In this work, we consider a tempered stable Lévy subordinator, which is an exponentially tempered version of a stable process, with a stable index less than one. The purpose of this paper is to investigate the bridge distribution of the process, which we call a tempered stable Lévy bridge, and also provide an efficient simulation method. The tempered stable Lévy bridge contains gamma and inverse Gaussian bridge as its special case, and this is in fact the same as the bridge of a stable process.

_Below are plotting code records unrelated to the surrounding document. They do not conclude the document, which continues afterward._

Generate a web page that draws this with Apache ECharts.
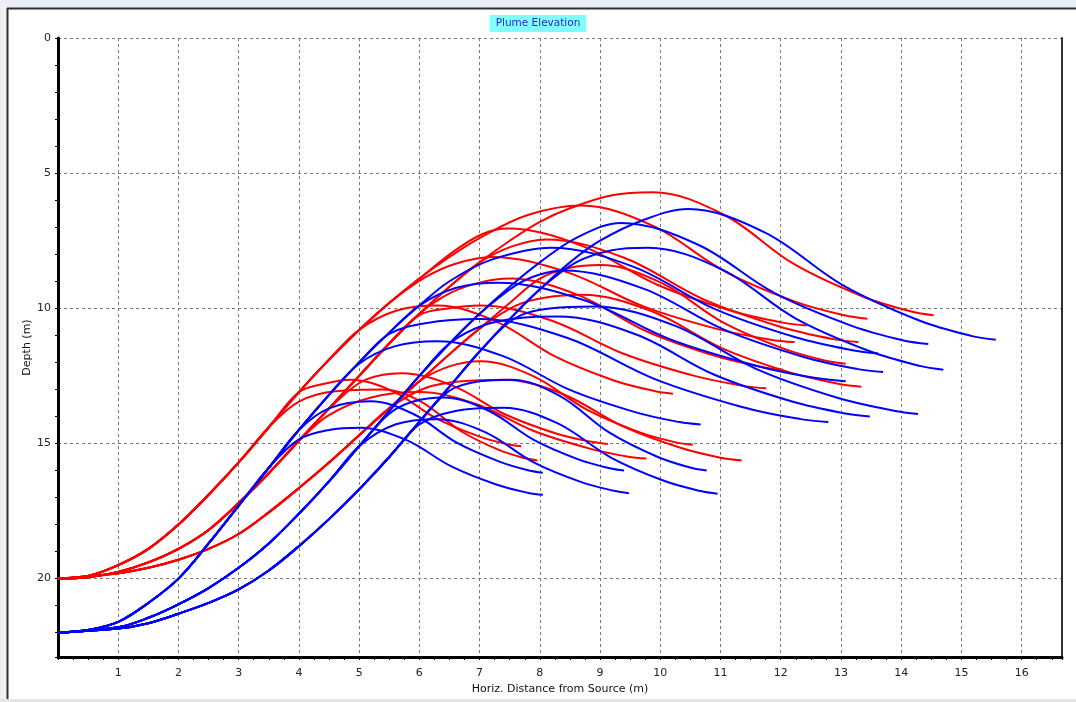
<!DOCTYPE html>
<html>
<head>
<meta charset="utf-8">
<title>Plume Elevation</title>
<script src="https://cdn.jsdelivr.net/npm/echarts@6/dist/echarts.min.js"></script>
<style>
  html, body { margin: 0; padding: 0; background: #fff; }
  #chart { width: 1076px; height: 702px; }
</style>
</head>
<body>
<div id="chart"></div>
<script>
// shared rise paths, [horiz. distance (m), depth (m)]
const redRiseA = [[0,20],[0.5,19.9],[1,19.5],[1.5,18.9],[2,18.0],[2.5,16.9],[3,15.7],[3.5,14.4],[4,13.1],[4.5,11.9],[5,10.8],[5.5,9.8],[6,8.9],[6.5,8.1],[7,7.4]];
const redRiseB = [[0,20],[0.5,19.95],[1,19.75],[1.5,19.4],[2,18.9],[2.5,18.2],[3,17.2],[3.5,16.1],[4,14.9],[4.5,13.7],[5,12.5],[5.5,11.3],[6,10.2],[6.5,9.2],[7,8.3],[7.5,7.5],[8,6.8],[8.5,6.3]];
const redRiseC = [[0,20],[1,19.8],[1.5,19.6],[2,19.3],[2.5,18.9],[3,18.35],[3.5,17.55],[4,16.65],[4.5,15.7],[5,14.7],[5.5,13.7],[6,12.7],[6.5,11.7],[7,10.75],[7.5,9.8],[8,8.9],[8.5,8.1],[9,7.4]];

const blueRiseA = [[0,22],[0.5,21.9],[1,21.6],[1.5,20.9],[2,20.0],[2.5,18.7],[3,17.3],[3.5,15.9],[4,14.5],[4.5,13.2],[5,12.0],[5.5,10.9],[6,9.9],[6.5,9.0]];
const blueRiseB = [[0,22],[1,21.8],[1.5,21.45],[2,20.95],[2.5,20.35],[3,19.6],[3.5,18.7],[4,17.6],[4.5,16.4],[5,15.1],[5.5,13.8],[6,12.5],[6.5,11.3],[7,10.2],[7.5,9.2],[8,8.3]];
const blueRiseC = [[0,22],[1,21.85],[1.5,21.65],[2,21.3],[2.5,20.9],[3,20.4],[3.5,19.7],[4,18.8],[4.5,17.8],[5,16.7],[5.5,15.5],[6,14.2],[6.5,12.9],[7,11.6],[7.5,10.4],[8,9.3],[8.5,8.3],[9,7.5]];

// [rise path, last x taken from it, rest of the trajectory]
const redPlumes = [
  [redRiseB, 8.5, [[9.2,5.82],[9.88,5.71],[11.05,6.53],[12.21,8.35],[13.38,9.58],[14.17,10.12],[14.54,10.26]]],
  [redRiseA, 7, [[7.8,6.55],[8.69,6.2],[9.88,6.95],[11.07,8.63],[12.25,9.76],[13.06,10.26],[13.44,10.39]]],
  [redRiseA, 6, [[6.6,7.85],[7.05,7.25],[7.47,7.05],[8.71,7.7],[9.95,9.13],[11.19,10.1],[12.03,10.53],[12.43,10.64]]],
  [redRiseB, 7, [[7.55,7.7],[8.1,7.45],[9.4,8.13],[10.7,9.65],[11.99,10.68],[12.87,11.14],[13.29,11.25]]],
  [redRiseA, 5.5, [[6.1,8.85],[6.6,8.35],[7.2,8.1],[8.46,8.67],[9.72,9.93],[10.97,10.78],[11.83,11.16],[12.23,11.25]]],
  [redRiseC, 8, [[8.5,8.5],[9.0,8.4],[10.02,9.06],[11.04,10.52],[12.06,11.5],[12.75,11.94],[13.08,12.05]]],
  [redRiseB, 6, [[6.5,9.45],[7,9.05],[7.5,8.9],[8.64,9.51],[9.77,10.85],[10.91,11.76],[11.68,12.17],[12.04,12.27]]],
  [redRiseC, 7, [[7.6,9.9],[8.1,9.6],[8.7,9.5],[9.86,10.11],[11.02,11.47],[12.18,12.39],[12.97,12.8],[13.34,12.9]]],
  [redRiseB, 5.5, [[6,10.25],[6.5,10.0],[7.0,9.9],[8.19,10.45],[9.38,11.67],[10.57,12.5],[11.38,12.87],[11.76,12.96]]],
  [redRiseA, 5, [[5.6,10.1],[6.3,9.9],[7.28,10.49],[8.26,11.79],[9.23,12.67],[9.9,13.06],[10.21,13.16]]],
  [redRiseC, 6, [[6.5,12.15],[7.02,11.96],[7.9,12.52],[8.78,13.75],[9.66,14.59],[10.26,14.96],[10.54,15.05]]],
  [redRiseC, 5.5, [[6.1,12.95],[6.7,12.7],[7.4,12.64],[8.39,13.18],[9.38,14.37],[10.36,15.18],[11.03,15.54],[11.35,15.63]]],
  [redRiseA, 4, [[4.4,12.8],[4.86,12.64],[5.57,13.08],[6.28,14.07],[6.98,14.73],[7.46,15.03],[7.69,15.1]]],
  [redRiseA, 3.5, [[4.0,13.45],[4.6,13.07],[5.4,13.0],[6.04,13.47],[6.68,14.53],[7.32,15.24],[7.76,15.55],[7.96,15.63]]],
  [redRiseB, 4, [[4.6,13.5],[5.1,12.65],[5.7,12.4],[6.56,12.87],[7.42,13.92],[8.27,14.63],[8.86,14.94],[9.13,15.02]]],
  [redRiseB, 4, [[4.5,13.95],[5.2,13.3],[6.0,13.1],[6.94,13.54],[7.89,14.53],[8.83,15.19],[9.47,15.49],[9.77,15.56]]]
];

const bluePlumes = [
  [blueRiseC, 9, [[9.7,6.75],[10.46,6.33],[11.74,7.2],[13.02,9.13],[14.29,10.44],[15.16,11.02],[15.57,11.16]]],
  [blueRiseB, 8, [[8.6,7.4],[9.35,6.84],[10.63,7.65],[11.9,9.44],[13.18,10.65],[14.04,11.19],[14.45,11.32]]],
  [blueRiseC, 8, [[8.6,8.3],[9.2,7.85],[9.8,7.76],[11.03,8.57],[12.25,10.38],[13.48,11.59],[14.31,12.13],[14.7,12.27]]],
  [blueRiseA, 6.5, [[7.2,8.2],[8.19,7.76],[9.55,8.46],[10.91,10.03],[12.26,11.08],[13.19,11.55],[13.62,11.67]]],
  [blueRiseB, 7, [[7.6,9.15],[8.0,8.75],[8.4,8.6],[9.73,9.28],[11.05,10.78],[12.38,11.8],[13.28,12.25],[13.7,12.36]]],
  [blueRiseA, 6, [[6.6,9.25],[7.3,9.05],[8.75,9.71],[10.19,11.17],[11.64,12.15],[12.62,12.59],[13.08,12.7]]],
  [blueRiseC, 7, [[7.6,10.35],[8.2,10.0],[8.9,9.93],[10.25,10.65],[11.59,12.24],[12.94,13.31],[13.88,13.79],[14.28,13.91]]],
  [blueRiseB, 6.5, [[7.1,10.6],[7.7,10.35],[8.3,10.3],[9.6,10.97],[10.89,12.45],[12.19,13.45],[13.07,13.89],[13.48,14.0]]],
  [blueRiseA, 5, [[5.5,10.95],[6.1,10.55],[7.0,10.4],[8.45,11.09],[9.9,12.61],[11.34,13.64],[12.33,14.1],[12.79,14.21]]],
  [blueRiseA, 4.5, [[5,12.05],[5.6,11.4],[6.3,11.22],[7.39,11.77],[8.49,13.01],[9.58,13.84],[10.32,14.21],[10.67,14.3]]],
  [blueRiseA, 4, [[4.5,13.7],[5.19,13.44],[5.91,13.92],[6.62,14.97],[7.34,15.68],[7.82,16.0],[8.05,16.08]]],
  [blueRiseA, 3.5, [[4.0,14.85],[4.5,14.5],[5.02,14.42],[5.78,14.87],[6.54,15.86],[7.29,16.53],[7.81,16.83],[8.05,16.9]]],
  [blueRiseB, 5, [[5.5,13.9],[5.9,13.45],[6.4,13.3],[7.15,13.79],[7.9,14.87],[8.65,15.6],[9.16,15.92],[9.4,16.0]]],
  [blueRiseB, 4.5, [[5,15.1],[5.6,14.3],[6.3,14.1],[7.1,14.59],[7.89,15.69],[8.69,16.43],[9.23,16.75],[9.48,16.84]]],
  [blueRiseC, 6, [[6.5,13.05],[7.0,12.7],[7.52,12.64],[8.33,13.24],[9.15,14.59],[9.96,15.5],[10.51,15.9],[10.77,16.0]]],
  [blueRiseC, 5.5, [[6,14.3],[6.6,13.8],[7.4,13.68],[8.29,14.25],[9.18,15.52],[10.06,16.38],[10.67,16.76],[10.95,16.86]]]
];

const xMax = 16.67;
const depthMax = 22.9;
const font = "'DejaVu Sans', Verdana, sans-serif";

function buildLine(rise, upto, tail) {
  return rise.filter((p) => p[0] <= upto).concat(tail);
}

function plumeSeries(plume, color) {
  return {
    type: "line",
    data: buildLine(plume[0], plume[1], plume[2]),
    showSymbol: false,
    smooth: 0.35,
    silent: true,
    lineStyle: { color: color, width: 2 },
    itemStyle: { color: color },
  };
}

function getOption() {
  const series = [];
  redPlumes.forEach((p) => series.push(plumeSeries(p, "#ff0000")));
  bluePlumes.forEach((p) => series.push(plumeSeries(p, "#0000ff")));
  return {
    animation: false,
    backgroundColor: "#ffffff",
    title: {
      text: "Plume Elevation",
      left: "center",
      top: 15,
      padding: [3, 6, 3, 6],
      backgroundColor: "#80ffff",
      textStyle: { color: "#2a2ac8", fontSize: 10.5, fontWeight: "normal", fontFamily: font },
    },
    grid: { left: 58, right: 14, top: 38, bottom: 45 },
    graphic: [
      { type: "rect", shape: { x: 0, y: 0, width: 1076, height: 8 }, style: { fill: "#e9edf5" } },
      { type: "rect", shape: { x: 0, y: 0, width: 7, height: 702 }, style: { fill: "#eef0f4" } },
      { type: "rect", shape: { x: 0, y: 699, width: 1076, height: 3 }, style: { fill: "#e6e6e6" } },
      { type: "line", shape: { x1: 7, y1: 8.5, x2: 1076, y2: 8.5 }, style: { stroke: "#303030", lineWidth: 2 } },
      { type: "line", shape: { x1: 7.5, y1: 8, x2: 7.5, y2: 699 }, style: { stroke: "#303030", lineWidth: 2 } },
    ],
    xAxis: {
      type: "value",
      min: 0,
      max: xMax,
      interval: 1,
      name: "Horiz. Distance from Source (m)",
      nameLocation: "middle",
      nameGap: 27,
      nameTextStyle: { color: "#111", fontSize: 11, fontFamily: font },
      axisLine: { show: true, onZero: false, lineStyle: { color: "#000", width: 3 } },
      axisTick: { show: true, length: 3, lineStyle: { color: "#000" } },
      minorTick: { show: true, splitNumber: 4, length: 3, lineStyle: { color: "#000" } },
      axisLabel: { showMinLabel: false, showMaxLabel: false, color: "#222", fontSize: 11, fontFamily: font, margin: 11 },
      splitLine: { show: true, lineStyle: { type: [3, 3], color: "#7a7a7a" } },
    },
    yAxis: [
      {
        type: "value",
        inverse: true,
        min: 0,
        max: depthMax,
        interval: 5,
        name: "Depth (m)",
        nameLocation: "middle",
        nameGap: 25,
        nameRotate: 90,
        nameMoveOverlap: false,
        nameTextStyle: { color: "#111", fontSize: 11, fontFamily: font },
        axisLine: { show: true, onZero: false, lineStyle: { color: "#000", width: 3 } },
        axisTick: { show: true, length: 3, lineStyle: { color: "#000" } },
        minorTick: { show: true, splitNumber: 5, length: 3, lineStyle: { color: "#000" } },
        axisLabel: { showMaxLabel: false, color: "#222", fontSize: 11, fontFamily: font, margin: 7 },
        splitLine: { show: true, lineStyle: { type: [3, 3], color: "#7a7a7a" } },
      },
      {
        // right frame of the plot
        type: "value",
        position: "right",
        min: 0,
        max: 1,
        axisLine: { show: true, onZero: false, lineStyle: { color: "#303030", width: 2 } },
        axisTick: { show: false },
        axisLabel: { show: false },
        splitLine: { show: false },
      },
    ],
    series: series,
  };
}

const myChart = echarts.init(document.getElementById("chart"));
myChart.setOption(getOption());
</script>
</body>
</html>
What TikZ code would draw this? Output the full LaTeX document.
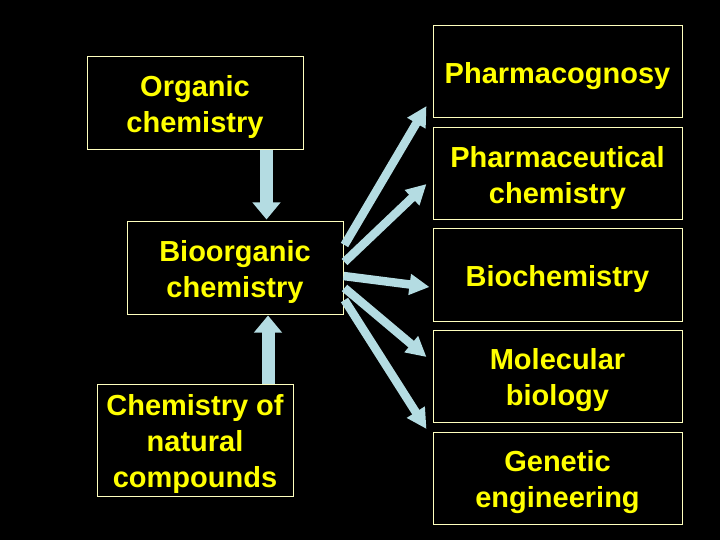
\documentclass[tikz,border=0pt]{standalone}
\usepackage{fontspec}
\setmainfont{Liberation Sans}
\usetikzlibrary{arrows.meta,calc}
\definecolor{txtyellow}{RGB}{255,255,0}
\definecolor{boxline}{RGB}{255,255,190}
\definecolor{arrowblue}{RGB}{180,220,226}
\tikzset{
  box/.style={draw=boxline, line width=1pt, fill=black, text=txtyellow,
    inner sep=0pt, align=center, anchor=center,
    font=\fontsize{29}{36}\selectfont\bfseries},
  txt/.style={text=txtyellow, inner sep=0pt, align=center,
    font=\fontsize{29}{36}\selectfont\bfseries, yshift=-4pt},
  vbig/.style={draw=arrowblue, line width=13pt,
    -{Triangle[width=27pt,length=17pt]}},
  dbig/.style={draw=arrowblue, line width=8.5pt,
    -{Triangle[width=20pt,length=20pt]}}
}
\begin{document}
\begin{tikzpicture}[x=1pt,y=-1pt]
\fill[black] (0,0) rectangle (720,540);
\useasboundingbox (0,0) rectangle (720,540);
\node[box, minimum width=216pt, minimum height=93pt, label={[txt]center:{Organic\\chemistry}}] (org) at (195,103.5) {};
\node[box, minimum width=216pt, minimum height=92pt, label={[txt]center:{Bioorganic\\chemistry}}] (bio) at (235,268) {};
\node[box, minimum width=196pt, minimum height=112pt, label={[txt]center:{Chemistry of\\natural\\compounds}}] (nat) at (195,440) {};
\node[box, minimum width=249pt, minimum height=92pt, label={[txt]center:{Pharmacognosy}}] (pg) at (557.5,72) {};
\node[box, minimum width=249pt, minimum height=92pt, label={[txt]center:{Pharmaceutical\\chemistry}}] (pc) at (557.5,174) {};
\node[box, minimum width=249pt, minimum height=92pt, label={[txt]center:{Biochemistry}}] (bc) at (557.5,275) {};
\node[box, minimum width=249pt, minimum height=92pt, label={[txt]center:{Molecular\\biology}}] (mb) at (557.5,376) {};
\node[box, minimum width=249pt, minimum height=92pt, label={[txt]center:{Genetic\\engineering}}] (ge) at (557.5,478) {};
% vertical arrows
\draw[vbig] (266.5,0 |- org.south) -- ($(266.5,0 |- bio.north)+(0,-2)$);
\draw[vbig] (268,0 |- nat.north) -- ($(268,0 |- bio.south)+(0,1)$);
% fan arrows
\draw[dbig] ($(bio.east)+(1,-23)$) -- ($(pg.west)+(-6,34)$);
\draw[dbig] ($(bio.east)+(1,-6)$) -- ($(pc.west)+(-6,10)$);
\draw[dbig] ($(bio.east)+(0,8)$) -- ($(bc.west)+(-3,12)$);
\draw[dbig] ($(bio.east)+(1,20)$) -- ($(mb.west)+(-6,-19)$);
\draw[dbig] ($(bio.east)+(1,32)$) -- ($(ge.west)+(-6,-49)$);
\end{tikzpicture}
\end{document}
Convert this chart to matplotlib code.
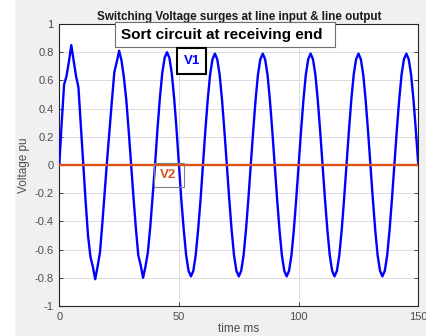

An approximate conditional PDF, that is, the PDF of the tempered stable Lévy bridge, is derived using the double saddle-point approximation. This not only provides the exact PDFs of gamma and inverse Gaussian bridges, but also shows high accuracy in approximation over a wide range of parameters. Then an acceptance-rejection algorithm is proposed using the PDFs of the known bridges as its proposal densities, depending on a stable index of the tempered stable process.
The proposed sampling method is applied to the pricing of path-dependent options under subordinated Brownian motion models. We illustrate accuracy and bias on numerical examples for Asian, look-back, and barrier options, compared to the existing sampling method. Moreover, the difference-gamma bridge sampling method in the paper (A. N. Avramidis and P. L’Ecuyer. Efficient Monte Carlo and Quasi-Monte Carlo Option Pricing Under the Variance Gamma Model. Management Science, 52(12):1930–1944, 2006) is extended to two sided tempered stable processes, e.g., finite variation CGMY processes.